Neil Wapachee, the crew leader for 14 Nemaska “slashers,” says the workers keep getting the run around by Field Coordinator Joe Moses – the brother of the former Grand Chief – long after the job has been completed.

Moses’ family company Namao had won the contract from the Société de l’energie de la Baie James (SEBJ) to clear the way for the EM-1 reservoir. He in turn hired the 14 men from Nemaska to “cut, pile and burn the wood.” He also hired workers from Mistissini, who, according to Wapachee, have been paid.

Wapachee’s crew are owed $32,000 for the work they did clearing 10 hectares at $3,200 per hectare.

The conflict is apparently over the method they were to be paid. Instead of giving the workers cheques, SEBJ insisted on getting specimens of their personal cheques in order to directly deposit the funds into their accounts.

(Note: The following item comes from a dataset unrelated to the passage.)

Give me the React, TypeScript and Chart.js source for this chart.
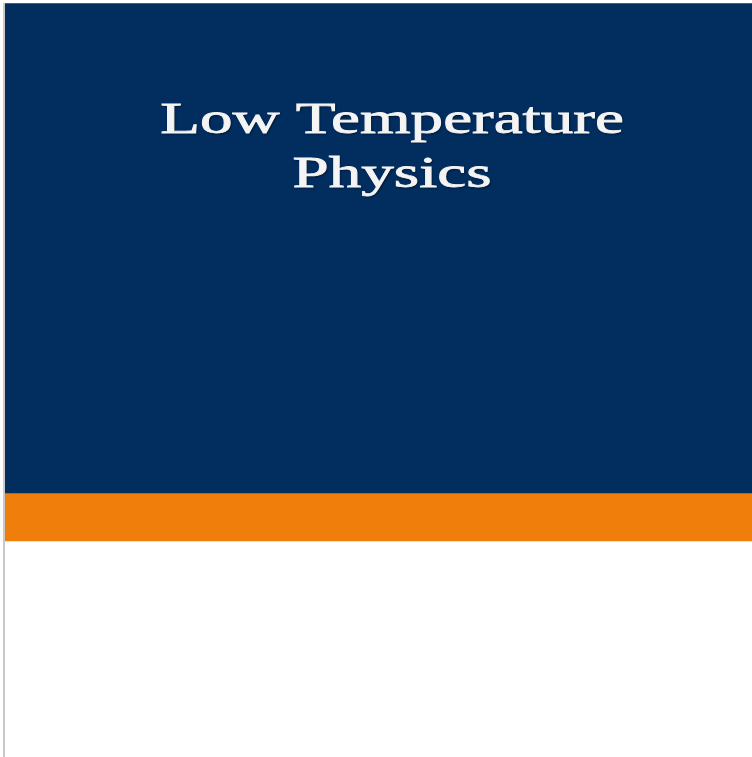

“We’re still waiting for cheque specimens from these guys,” Moses told the Nation. “Also, the foreman hasn’t given us the right information, as far as what kind of work they’ve done. We asked them if they want to open an account at EM-1, they never did.”

Wapachee begs to differ. “We faxed the cheques at least four times, I don’t know what he’s talking about,” he said. “I talked to Joe and he said he never received them. Something’s not right. How many times do I have to fax it? Sometimes he says he’s too busy doing other work.”

“It’s not my problem if they don’t get paid,” Moses

retorted. “We do it with the Caisse Populaire and we need their information. We paid the ones that gave their information. All they have to do is send that little thing, that cheque specimen.”

Wapachee also questioned why a specimen was needed since $500 deposited into each worker’s account the first week they started. His money, Wapachee added, was deposited into a CIBC account, not one at a Caisse Populaire.

“What’s the real deal here?” asked Wapachee, who said he would be opening a Caisse Populaire account so that Moses wouldn’t have an excuse.

“I’ll be more than happy to send them their cheque,” an accommodating Joe Moses told the Nation. “Tell them to get their specimens to me by four and I’ll send the cheque out.” Moses also claimed that incomplete time sheets, shorter hours worked and an overall lack of organization by the workers has slowed the process down.

“Some guys worked four hours, some 10, some 7 and they were supposed to all work the same amount of time,” he said. “They delayed the contract and it was difficult for us. Some guys were putting in seven hours when they were supposed to work 10.”